Record Warm Years Are ‘Almost Certainly’ Because of Us
The odds are ‘vanishingly small’ that the recent trend of record warm years are not due to the effects of climate change caused by human activity, according to a group of scientists.
Researchers have said it’s with ‘extremely high likelihood’ that the current run of record-high temperatures — with 13 of the 15 warmest years having occurred since 2000 — have happened because of greenhouse-gas emissions from burning coal and oil, the Potsdam Institute for Climate Impact Research said in a statement released Monday.
In a paper released in the journal Nature, scientists tried to determine whether the recent warm years could be a result of mere chance. They estimated that the possibility of that occurring fell somewhere between a 1 in 5,000 and 1 in 170,000 chance, leading them to conclude that it was “extremely unlikely” that the warm years were a coincidence.
“These same record temperatures were, by contrast, quite likely to have occurred in the presence of anthropogenic climate forcing,” researchers wrote in their paper.

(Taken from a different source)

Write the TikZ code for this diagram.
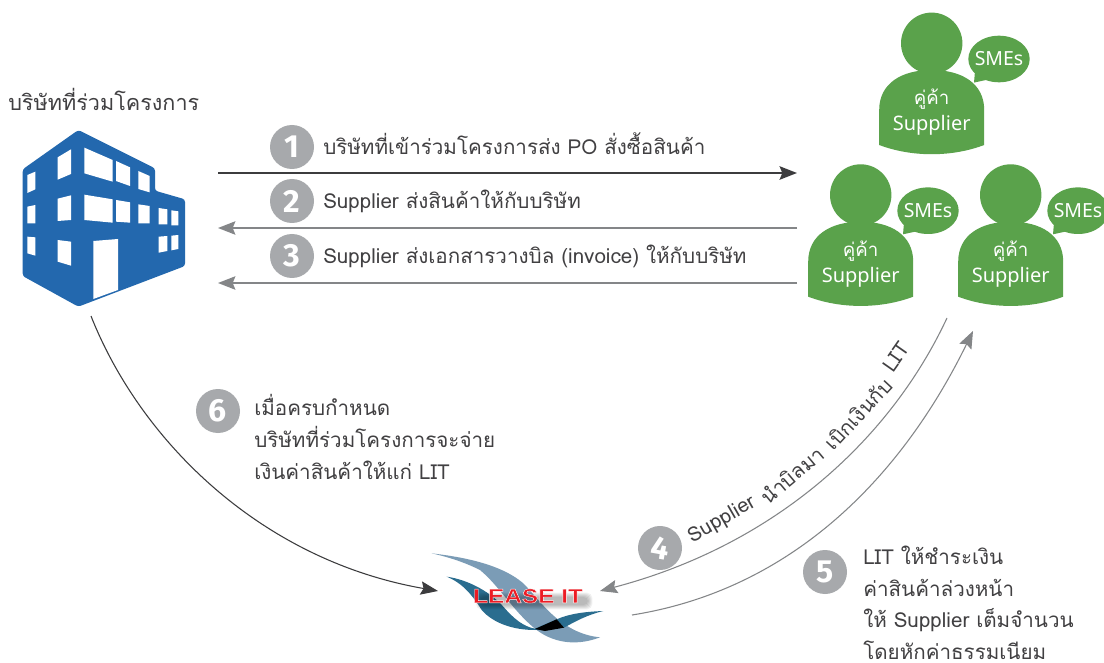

“Natural climate variations just can’t explain the observed recent global heat records, but man-made global warming can,” co-author Stefan Rahmstorf of the Potsdam Institute for Climate Impact Research said in a statement.
This follows recent reports that 2015 was the hottest year ever recorded and the highest since 1880. Last December, scientists said the Arctic was experiencing its highest air temperatures since 1900, and was warming twice as fast as anywhere else in the world.
It puts more pressure on countries to curtail fossil fuel emissions.